Karl Francke visits the Mountain View library nearly every day, sitting and reading until closing time nearly every night.
“I like a little company – even if I don’t have a conversation,” he said.
While he spends most of his time in silence, he has his own story to tell. It starts in Germany in 1924, when the country was still reeling from the aftershocks of World War I. Adolf Hitler came to power when Francke was 8. When Francke was 12, men came to recruit him into the Hitler Youth. His mother refused. The next year, he said, the men came back and gave him no choice.
In school, Francke was made to read “Mein Kampf,” and while the words confused him, some lines stuck in his head.
“One of them was – and I’ll translate – ‘It is better to do the wrong thing than to do nothing,’” he said.
He came of age as his country plunged into World War II. As a child, he had dreamed about becoming a pilot, so to escape the infantry, where boys went to die, he learned to fly a glider. He spent the second half of the war with the German air force, he said. He was barely out of his teens.

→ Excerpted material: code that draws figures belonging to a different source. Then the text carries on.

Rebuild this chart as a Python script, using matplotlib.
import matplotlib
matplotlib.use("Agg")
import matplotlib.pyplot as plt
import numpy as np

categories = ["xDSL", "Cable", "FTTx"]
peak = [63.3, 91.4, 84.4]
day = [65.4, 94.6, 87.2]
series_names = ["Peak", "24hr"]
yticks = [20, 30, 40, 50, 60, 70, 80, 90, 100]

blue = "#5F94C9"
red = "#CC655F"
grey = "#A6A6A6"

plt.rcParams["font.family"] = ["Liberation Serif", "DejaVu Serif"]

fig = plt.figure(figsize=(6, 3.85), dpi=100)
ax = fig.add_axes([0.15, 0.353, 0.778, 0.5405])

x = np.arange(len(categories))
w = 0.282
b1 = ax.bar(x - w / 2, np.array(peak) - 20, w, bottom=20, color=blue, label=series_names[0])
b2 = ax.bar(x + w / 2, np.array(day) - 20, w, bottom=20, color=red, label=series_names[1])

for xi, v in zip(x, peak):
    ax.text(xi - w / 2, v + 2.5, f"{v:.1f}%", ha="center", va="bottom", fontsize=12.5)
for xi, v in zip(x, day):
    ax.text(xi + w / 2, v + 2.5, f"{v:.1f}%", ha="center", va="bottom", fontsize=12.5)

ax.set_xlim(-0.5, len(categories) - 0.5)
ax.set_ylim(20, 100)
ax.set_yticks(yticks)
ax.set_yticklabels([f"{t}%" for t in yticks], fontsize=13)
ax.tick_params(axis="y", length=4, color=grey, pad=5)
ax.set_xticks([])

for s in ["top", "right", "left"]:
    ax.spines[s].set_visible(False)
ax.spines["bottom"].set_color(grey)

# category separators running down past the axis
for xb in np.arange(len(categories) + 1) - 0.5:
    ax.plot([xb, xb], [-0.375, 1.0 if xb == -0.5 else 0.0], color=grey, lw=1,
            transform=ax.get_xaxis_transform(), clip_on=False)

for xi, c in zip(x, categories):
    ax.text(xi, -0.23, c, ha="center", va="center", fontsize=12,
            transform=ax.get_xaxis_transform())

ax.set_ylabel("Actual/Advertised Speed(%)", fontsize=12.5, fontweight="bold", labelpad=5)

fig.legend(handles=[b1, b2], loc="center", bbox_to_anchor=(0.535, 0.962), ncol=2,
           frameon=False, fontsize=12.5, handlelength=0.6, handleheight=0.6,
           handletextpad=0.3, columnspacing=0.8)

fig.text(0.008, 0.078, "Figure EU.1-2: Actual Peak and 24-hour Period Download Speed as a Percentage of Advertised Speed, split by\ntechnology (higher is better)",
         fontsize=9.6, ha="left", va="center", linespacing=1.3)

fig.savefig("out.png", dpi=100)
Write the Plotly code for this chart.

After the war came starvation. Germany’s economy was in shambles. Francke left Europe for Canada in 1953, he said, and over the next two decades he traveled from Goose Bay, Labrador, to a shipyard in Toledo, Ohio, where he worked for the plumbers and pipefitters union. When he heard about Alaska’s big oil pipeline, he came north for a job. It was 1976. He moved to Kenai, then Anchorage.
Before long, it was 2013 and he was settling down in Mountain View. In September, he turned 91.
“This is a different, different world,” he said.
He takes it all in at the neighborhood library, surrounded by people and books.